Tijdens zijn bezoek sprak uw krant met hem en vroeg hem hoe hij wist van onze speelgoedindustrie. “Iedereen kent de spelletjesfabriek van Kronenburg. Het plastic dat daar gebruikt wordt is bijzonder en zorgt voor haast onverwoestbaar speelgoed. Mijn Japanse collega is hier ooit geweest om zich te bemoeien met een oorlog. Welnu, ik kom hier om jullie te betrekken in een oorlog.”
Een oorlog, dat klinkt foute boel, ik vroeg maar meteen door. “Niet een oorlog zoals in het Midden-Oosten, nee, het betreft een handelsoorlog. Onze eilanden hebben dezelfde problematiek als die van jullie Federatie. Ze beconcurreren elkaar waardoor bepaalde eilanden achterop geraken. Namens het Nieuw-Zeelands kabinet vroeg ik me af hoe jullie deze interne strijd aanpakken. Misschien dat we er van kunnen leren en er allebei op vooruitgaan.”
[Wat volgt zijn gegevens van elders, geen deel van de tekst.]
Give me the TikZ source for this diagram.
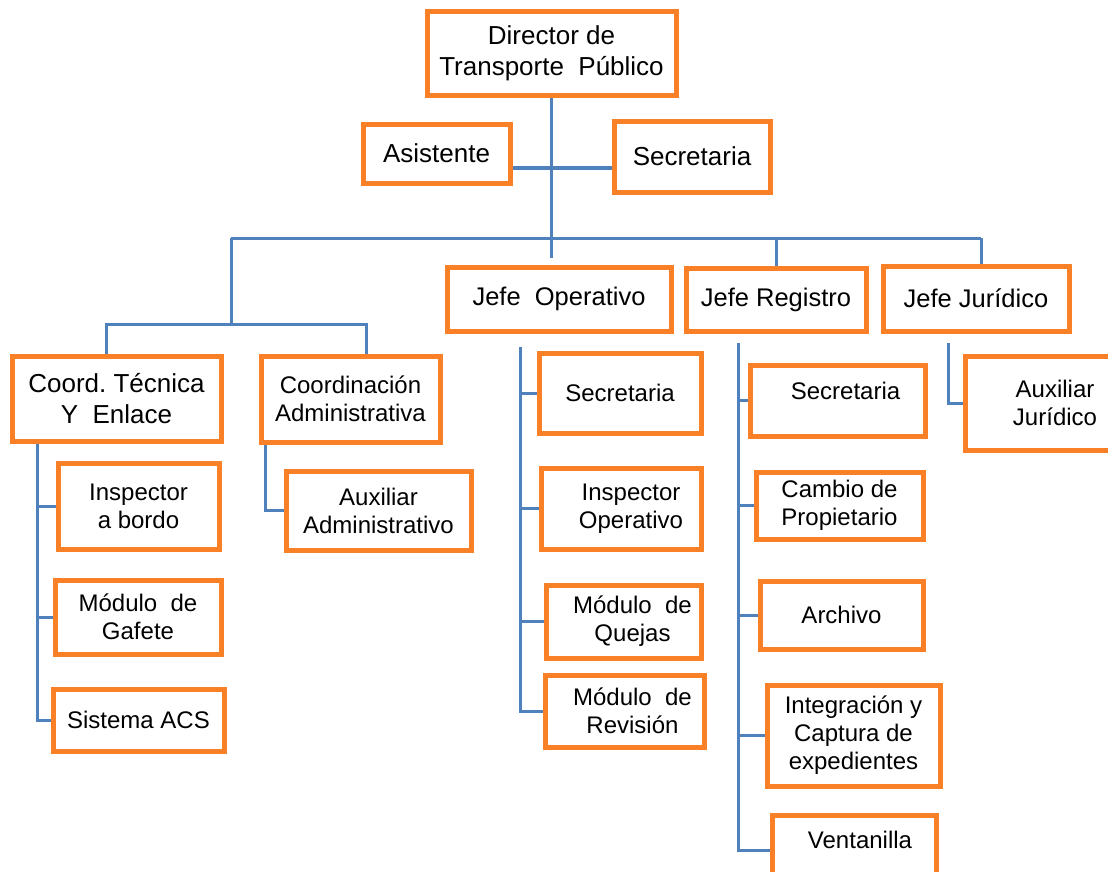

Aha, dus de premier vraagt eigenlijk of we economische experts kunnen sturen die hem helpen. “Nou, niet bepaald. Maar meer om een discussie los te maken over hoe het nou echt verdeeld moet worden. Moeten we ons focussen op 1 eiland of op het gehele land?” Ik gaf hem als raad mee dat focussen op 1 eiland niet altijd handig is, je moet het gehele land, of in ons geval de gehele Federatie, erbij betrekken maar toch ervoor zorgen dat het eiland dat je wilt ondersteunen niet te veel lijdt aan de totale betrekking.